Advent Devotion Fourteen 12/12/15

Recently I was sent a video about some children and what they wanted for Christmas. They were asked to write one letter to the Three Kings (the Spanish version of Santa) saying what they wanted for Christmas. The letters referred to the usual toys, video games, etc. Then the children were asked to write another letter, this one to their parents, saying what they wanted from their parents for Christmas. These letters asked for nonmaterial things like spending time together reading or playing soccer. Then the children were asked if they could only send one of the letters, which one would they send? Yes, all the children chose the letter to the parents.

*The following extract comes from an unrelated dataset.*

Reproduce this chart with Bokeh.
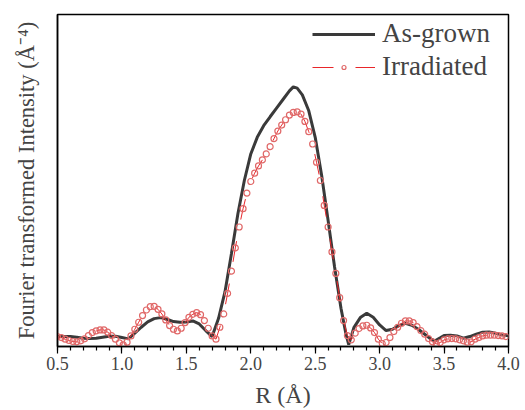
from bokeh.plotting import figure
from bokeh.models import Range1d, SingleIntervalTicker, FixedTicker, PrintfTickFormatter, Legend, LegendItem
from bokeh.embed import file_html
from bokeh.resources import INLINE

# As-grown (solid line)
r_grown = [0.50, 0.55, 0.60, 0.65, 0.70, 0.75, 0.80, 0.85, 0.90, 0.95,
           1.00, 1.05, 1.10, 1.15, 1.20, 1.25, 1.30, 1.35, 1.40, 1.45,
           1.50, 1.55, 1.60, 1.65, 1.70, 1.75, 1.80, 1.85, 1.90, 1.95,
           2.00, 2.05, 2.10, 2.15, 2.20, 2.25, 2.30, 2.33, 2.36, 2.40,
           2.45, 2.50, 2.55, 2.60, 2.65, 2.70, 2.74, 2.76, 2.80, 2.85,
           2.90, 2.95, 3.00, 3.05, 3.10, 3.15, 3.20, 3.25, 3.30, 3.35,
           3.40, 3.43, 3.47, 3.50, 3.55, 3.60, 3.65, 3.70, 3.75, 3.80,
           3.85, 3.90, 3.95, 4.00]
i_grown = [0.30, 0.30, 0.30, 0.28, 0.25, 0.24, 0.25, 0.28, 0.31, 0.31,
           0.27, 0.23, 0.40, 0.58, 0.74, 0.84, 0.87, 0.82, 0.75, 0.73,
           0.74, 0.77, 0.68, 0.48, 0.30, 0.85, 1.65, 2.80, 4.00, 5.00,
           5.80, 6.30, 6.65, 6.92, 7.18, 7.44, 7.70, 7.82, 7.78, 7.58,
           7.10, 6.30, 5.15, 3.80, 2.40, 1.15, 0.35, 0.06, 0.57, 0.87,
           1.00, 0.88, 0.65, 0.48, 0.52, 0.63, 0.70, 0.64, 0.52, 0.37,
           0.22, 0.17, 0.26, 0.33, 0.34, 0.32, 0.25, 0.30, 0.37, 0.43,
           0.44, 0.40, 0.35, 0.32]

# Irradiated (dashed line with open circles)
r_irr = [0.50, 0.53, 0.56, 0.59, 0.62, 0.65, 0.68, 0.71, 0.74, 0.77,
         0.80, 0.83, 0.86, 0.89, 0.92, 0.95, 0.98, 1.01, 1.04, 1.07,
         1.10, 1.13, 1.16, 1.19, 1.22, 1.25, 1.28, 1.31, 1.34, 1.37,
         1.40, 1.43, 1.46, 1.49, 1.52, 1.55, 1.58, 1.61, 1.64, 1.67,
         1.70, 1.73, 1.76, 1.79, 1.82, 1.85, 1.88, 1.91, 1.94, 1.97,
         2.00, 2.03, 2.06, 2.09, 2.12, 2.15, 2.18, 2.21, 2.24, 2.27,
         2.30, 2.33, 2.36, 2.39, 2.42, 2.45, 2.48, 2.51, 2.54, 2.57,
         2.60, 2.63, 2.66, 2.69, 2.72, 2.75, 2.78, 2.81, 2.84, 2.87,
         2.90, 2.93, 2.96, 2.99, 3.02, 3.05, 3.08, 3.11, 3.14, 3.17,
         3.20, 3.23, 3.26, 3.29, 3.32, 3.35, 3.38, 3.41, 3.44, 3.47,
         3.50, 3.53, 3.56, 3.59, 3.62, 3.65, 3.68, 3.71, 3.74, 3.77,
         3.80, 3.83, 3.86, 3.89, 3.92, 3.95, 3.98]
i_irr = [0.30, 0.27, 0.22, 0.18, 0.15, 0.14, 0.17, 0.23, 0.33, 0.42,
         0.47, 0.50, 0.50, 0.43, 0.33, 0.22, 0.11, 0.05, 0.13, 0.32,
         0.52, 0.73, 0.93, 1.10, 1.20, 1.21, 1.12, 0.98, 0.80, 0.63,
         0.52, 0.47, 0.55, 0.72, 0.88, 0.97, 1.02, 0.96, 0.78, 0.55,
         0.32, 0.22, 0.58, 0.98, 1.60, 2.27, 2.97, 3.60, 4.15, 4.62,
         4.97, 5.22, 5.44, 5.62, 5.80, 6.02, 6.26, 6.49, 6.67, 6.83,
         6.97, 7.05, 7.07, 7.00, 6.78, 6.47, 6.10, 5.55, 5.00, 4.25,
         3.60, 2.85, 2.20, 1.47, 0.78, 0.33, 0.20, 0.40, 0.54, 0.62,
         0.64, 0.56, 0.42, 0.22, 0.09, 0.12, 0.27, 0.45, 0.58, 0.70,
         0.77, 0.77, 0.72, 0.60, 0.48, 0.37, 0.24, 0.14, 0.08, 0.12,
         0.20, 0.23, 0.24, 0.23, 0.20, 0.17, 0.13, 0.14, 0.22, 0.27,
         0.32, 0.34, 0.34, 0.34, 0.33, 0.32, 0.30]

x_ticks_interval = 0.5
FONT = "Liberation Serif"

p = figure(width=525, height=410, output_backend="svg", toolbar_location=None,
           x_range=Range1d(0.5, 4.0), y_range=Range1d(0, 10),
           min_border_left=57, min_border_right=17, min_border_top=14, min_border_bottom=63)
p.grid.visible = False
p.outline_line_color = "black"
p.outline_line_width = 1.5
p.background_fill_color = "white"

l1 = p.line(r_grown, i_grown, line_color="#3a3a3a", line_width=3)
l2 = p.line(r_irr, i_irr, line_color="#e8262a", line_width=1, line_dash="21 22")
s2 = p.scatter(r_irr, i_irr, size=6, marker="circle", line_color="#e06868",
               line_width=1.2, fill_alpha=0)

xa = p.xaxis[0]
xa.ticker = SingleIntervalTicker(interval=x_ticks_interval, num_minor_ticks=5)
xa.formatter = PrintfTickFormatter(format="%.1f")
xa.axis_label = "R (Å)"
xa.axis_label_text_font = FONT
xa.axis_label_text_font_style = "normal"
xa.axis_label_text_font_size = "24px"
xa.axis_label_standoff = 9
xa.major_label_text_font = FONT
xa.major_label_text_font_size = "18px"
xa.major_label_standoff = 3
xa.major_tick_in = 0
xa.major_tick_out = 7
xa.minor_tick_in = 0
xa.minor_tick_out = 4
xa.axis_line_width = 1.5
xa.major_tick_line_width = 1.2
xa.minor_tick_line_width = 1.2

ya = p.yaxis[0]
ya.ticker = FixedTicker(ticks=[])
ya.axis_label = "Fourier transformed Intensity (Å⁻⁴)"
ya.axis_label_text_font = FONT
ya.axis_label_text_font_style = "normal"
ya.axis_label_text_font_size = "22.5px"
ya.axis_label_standoff = 19
ya.axis_line_width = 1.5
ya.major_tick_line_color = None
ya.minor_tick_line_color = None

legend = Legend(items=[LegendItem(label="As-grown", renderers=[l1]),
                       LegendItem(label="Irradiated", renderers=[l2, s2])],
                location=(255, 264))
legend.label_text_font = FONT
legend.label_text_font_size = "27px"
legend.glyph_width = 63
legend.glyph_height = 10
legend.label_height = 30
legend.label_standoff = 7
legend.spacing = 2
legend.margin = 0
legend.padding = 0
legend.border_line_alpha = 0
legend.background_fill_alpha = 0
p.add_layout(legend)

open("out.html", "w").write(file_html(p, INLINE))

Here’s the link to see more about the experiment:

http://www.huffingtonpost.com/2014/12/24/spanish-ikea-ad_n_6377434.html

Raising children takes lots of time, effort, and attention. This can be difficult to deliver when parents are working, working, working to provide for their children and when the demands of every day life are so draining in our complex consumerist society. Kids need parents to talk with them, play with them, learn about things together, have experiences together, share feelings, read together and talk about the stories. That all takes energy and time. And most parents probably feel they have more of a deficit of time and energy than of money.

Peace is like this. Peace takes time. Peace involves relationships, getting to know people, learning to trust others, listening and understanding. Whether the situation is between two people, two groups, or two countries, peace is often a time and energy consuming process. It requires commitment and creativity. We can see how it can appear to be easier to just sever a relationship rather than work for reconciliation and peace. We can see how it can be easier to lash out and make demands rather than go through a painstaking, difficult, tiresome, drawn out process of negotiation and compromise.

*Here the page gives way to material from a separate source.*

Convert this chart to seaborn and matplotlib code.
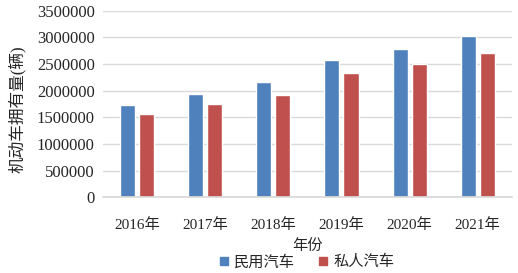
import pandas as pd
import matplotlib
matplotlib.use("Agg")
import matplotlib.pyplot as plt
import seaborn as sns

years = ["2016年", "2017年", "2018年", "2019年", "2020年", "2021年"]
civil_cars = [1730000, 1942000, 2156000, 2580000, 2786000, 3024000]
private_cars = [1567000, 1755000, 1923000, 2325000, 2505000, 2700000]
series_names = ["民用汽车", "私人汽车"]
colors = ["#4F81BD", "#C0504D"]

df = pd.DataFrame({
    "年份": years * 2,
    "数量": civil_cars + private_cars,
    "类型": [series_names[0]] * len(years) + [series_names[1]] * len(years),
})

sns.set_theme(style="white")
plt.rcParams["font.family"] = ["Liberation Serif", "Noto Sans CJK SC"]

fig = plt.figure(figsize=(5.18, 2.73), dpi=100)
ax = fig.add_axes([0.199, 0.277, 0.789, 0.684])

sns.barplot(data=df, x="年份", y="数量", hue="类型", palette=colors,
            width=0.56, gap=0.21, ax=ax, legend=False, saturation=1)

ax.set_ylim(0, 3500000)
ax.set_yticks(range(0, 3500001, 500000))
ax.set_yticklabels([str(v) for v in range(0, 3500001, 500000)], fontsize=12)
ax.tick_params(axis="x", labelsize=11, length=0, pad=15)
ax.tick_params(axis="y", length=0, pad=6)
ax.yaxis.grid(True, color="#D9D9D9", linewidth=1)
ax.set_axisbelow(True)
for s in ["left", "top", "right"]:
    ax.spines[s].set_visible(False)
ax.spines["bottom"].set_color("#D9D9D9")
ax.set_xlim(-0.5, 5.5)

ax.set_xlabel("年份", fontsize=11, labelpad=5)
ax.set_ylabel("机动车拥有量(辆)", fontsize=12)
ax.yaxis.set_label_coords(-0.19, 0.47)

handles = [plt.Rectangle((0, 0), 1, 1, color=c) for c in colors]
fig.legend(handles, series_names, loc="center", bbox_to_anchor=(0.593, 0.04),
           ncol=2, frameon=False, fontsize=11, handlelength=0.5, handleheight=0.5,
           handletextpad=0.4, columnspacing=1.6)

fig.savefig("out.png", dpi=100)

But children who have their material needs met but not their emotional and spiritual needs are less happy and have more problems. Kids that don’t get needed attention and energy and time from their parents have a harder time. Peace is like that. We may seek the quick fix, but it may not be lasting. It may not be as good for all those involved. It may not have the long term positive effects that peace can have, when the time and energy is put into seeking peace. Peace may be a more difficult path but it is also more rewarding and better for all those involved.

Can you think of a time that you invested yourself in working for peace? Think of the effort that was put into the process and the result.

Prayer: So often we want immediate results. We want to see a positive outcome right away. May we remember that peace is very precious and can take a long time to create and to maintain. May we think about our faith and the stories we have of God’s efforts to be at peace with humanity. May we summon that same kind of commitment and patience in our efforts for peace with ourselves, with one another, with creation, and with God. Amen.